We all have opinions about spoiling our dogs. I agree with some points of the article, but not everything. Yes, much of what we do for our dogs, we are really doing for ourselves. But if it means more quality time with the pooches than isn’t it a good thing? And that’s really what our pups want… more time being loved by their hoomans.
Please tell us what you think about the article in the Comments Section. Do you agree? Disagree? Can’t wait to hear what you have to say. This should be interesting.
By Stephen Budiansky For The New York Daily News. Budiansky is the author of “The Truth About Dogs.”
If you’re a dog, you apparently don’t have to worry about recessions. Unemployment is up, foreclosures are up, credit card debt is up, and so is the amount people are forking out cash on their dogs.
Each year the pet product industry does a survey of spending, and this year’s figures just came out. You wouldn’t know there’s any economic trouble looking at these numbers. Spending on dog food, toys, veterinary services, and everything else rose 5% over last year.
If the dogs of the United States were their own country, they’d a have a GDP larger than half the other countries in the world.
New York City has an estimated one to one and a half million dogs. That puts its dog population ahead of the human population of all but the five or ten largest cities in the whole country, more than Boston, San Francisco, Detroit, Atlanta, Baltimore. That also makes New York the leading center of Canine Delusion Disorder: The mistaken belief that the more money we lavish on our pets the happier they’ll be. But in fact by substituting money for common sense, training, and discipline, all we’re doing is creating millions of fat, spoiled, and confused and unhappy dogs.
New York has more than a hundred doggie day care centers ($700 a month for unlimited services). It’s got dog spas and dog gyms, dog boutiques, dog bakeries.
In Manhattan there’s a 24-hour dog emergency hospital with on-call dog oncologists, ophthalmologists, surgeons, cardiologists, behavioral therapists and dermatologists. Of course there’s also pet health insurance ($500 a year and up), and there are pet funeral homes. One New York rabbi advertises dog funeral services. One of the biggest growth areas in the pet product business is organic, and even vegan, dog food.
This is of course nuts.
Now in fairness, New Yorkers like all Americans blow their money on all kinds of frivolities. Go to Starbucks every day and you’ve run through $1,000 in a year easy. And I admit that complaints about the self-indulgent spending habits of one’s fellow citizens always do start to sound like they’re going to be followed by words like “come the revolution . . .”
But what’s really objectionable about the way we’re spending tens of billions of dollars on our dogs each year is that most of it is not good for the dogs themselves.

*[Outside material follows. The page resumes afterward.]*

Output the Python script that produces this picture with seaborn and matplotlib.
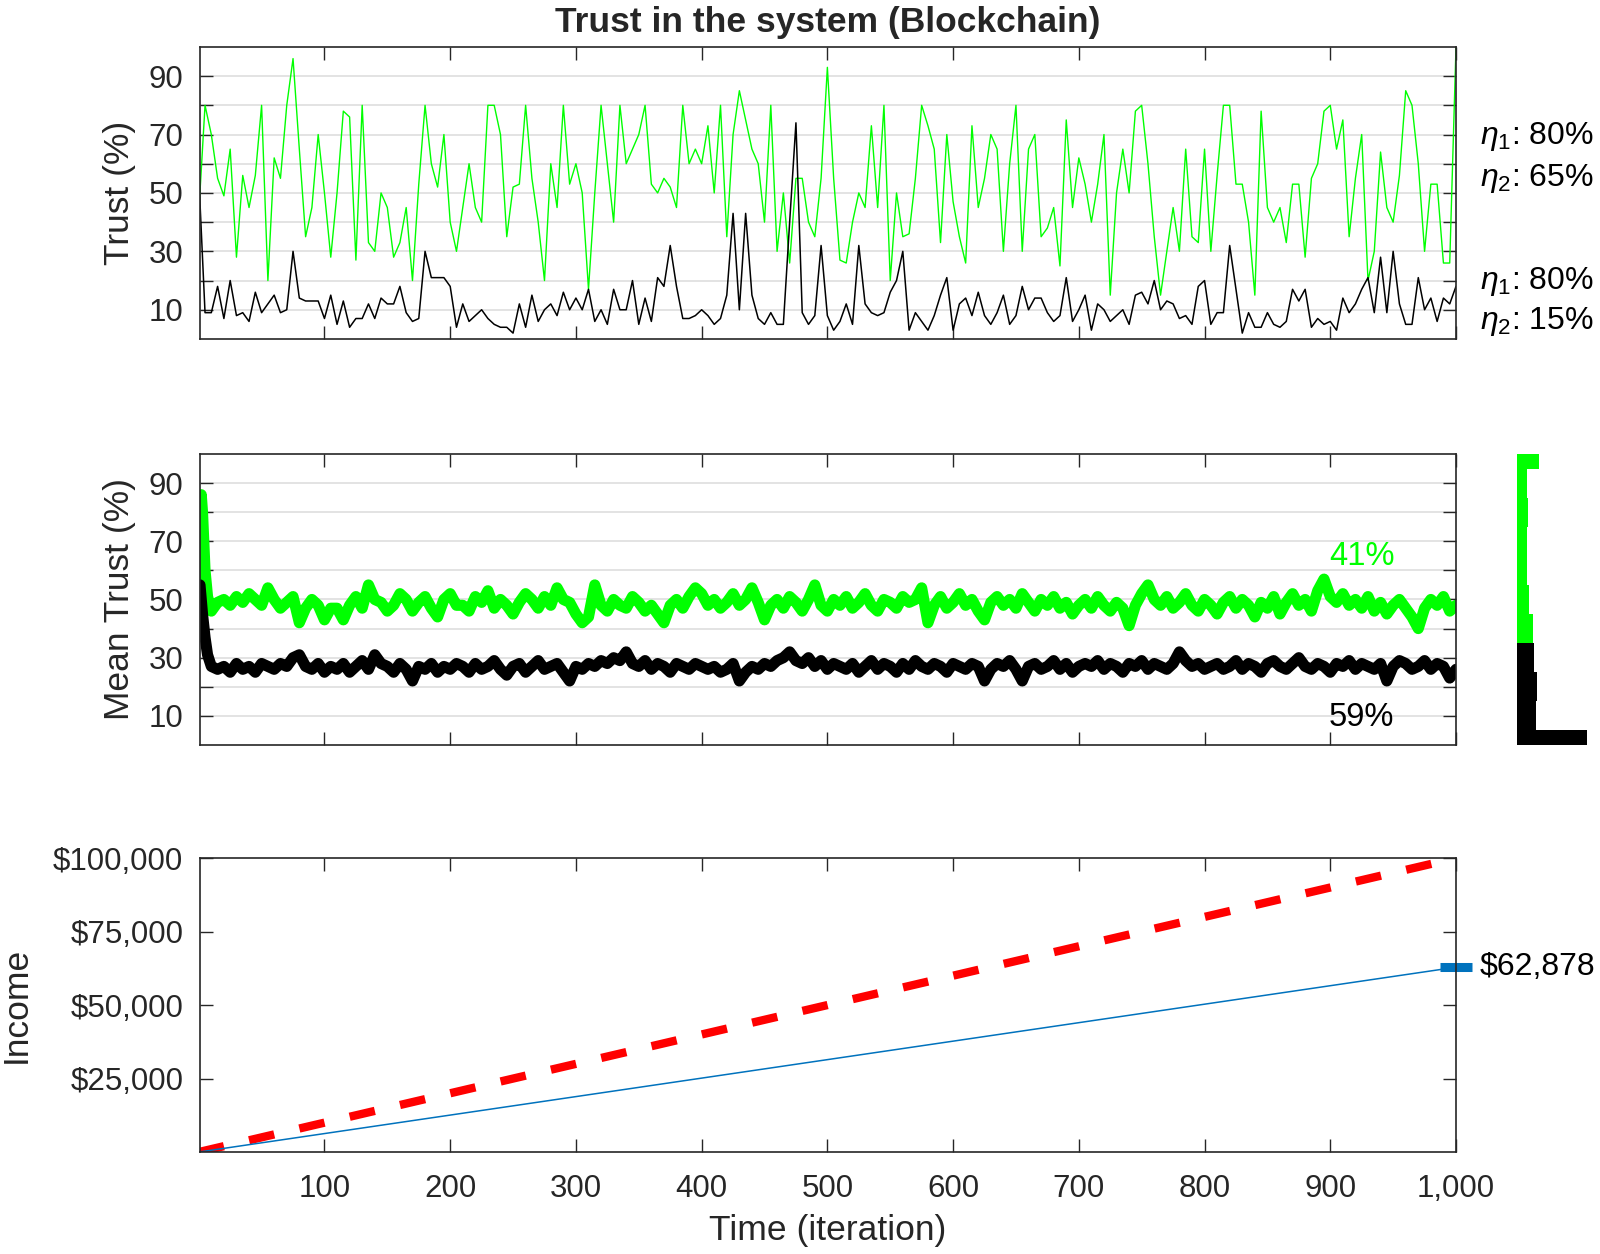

Dogs don’t want to wear little designer outfits, they don’t want spa treatments and acupuncture, they don’t want to be carried around in little bags, they don’t want cute little decorated muffins, and they sure don’t want vegan dog food. The mindset that drives all of this ridiculous spending is all about gratifying human egos-instead of respecting the true needs, and true natures, of dogs.
Everything we know about the evolution and social nature of dogs tells us that dogs are happiest when they have a secure, well-established-and firmly subordinate-place within their social structure.

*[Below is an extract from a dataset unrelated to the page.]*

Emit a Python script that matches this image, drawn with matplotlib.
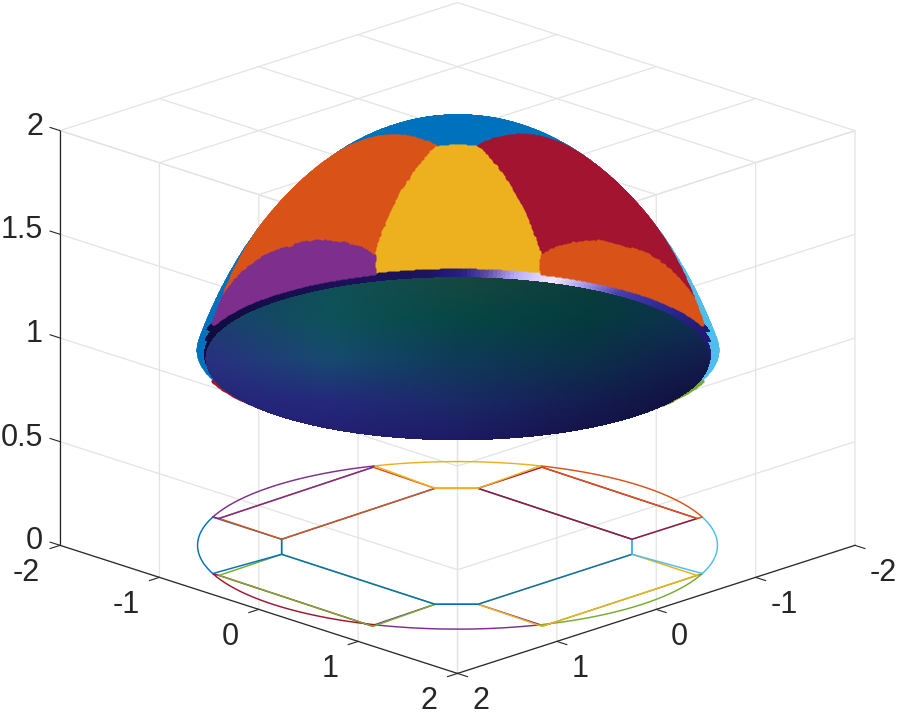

The wolf social structure that dogs still carry in their genes has room for only one alpha member of the pack. If that’s not you, the owner, you’ve got big trouble. But so does the dog, because spoiled dogs are never happy dogs: they’re always confused about what their real place in the pack is.
The dogs that are making “canine behavioral therapists” rich these days are disproportionately the very dogs who have gotten so used to pushing around their owners (excuse me, their “caregivers” or “pet parents” in the current lingo) that they no longer see themselves as normal members of the pack.
And then instead of getting to the root of problem, and giving their owners a good shake, all too many of these experts compound the problem by prescribing drugs (including, yes, a doggie version of prozac) to treat medical-sounding “disorders” such as “canine separation anxiety” which they have diagnosed.
If we started treating dogs with genuine respect for their real nature, they wouldn’t be having these problems.
Jack Knox, a legendary trainer of herd dogs, a man who truly and unmistakably adores dogs, once told me that he never lets his dogs ride on the seat of his car: they lie on the floor.
“The dog doesn’t know he’s missing anything,” he said. That struck me as amazingly sensible advice. (Meanwhile, close to half of American dogs, according to a recent survey, sleep on their owners’ beds.)
The same ought to obviously go for all of the expensive treats we insist on feeding dogs. Would dogs know they’re missing anything if they didn’t get a hand-made, all-natural, preservative-free doggie cupcake? (And close to half the dogs in the country are overweight, with serious health consequences.)
You want to do something to really make your dog happy? Give him obedience training. Be firm and consistent but gentle. Respect his true nature. Take him for walks and runs every day. And spend a lot less money on him.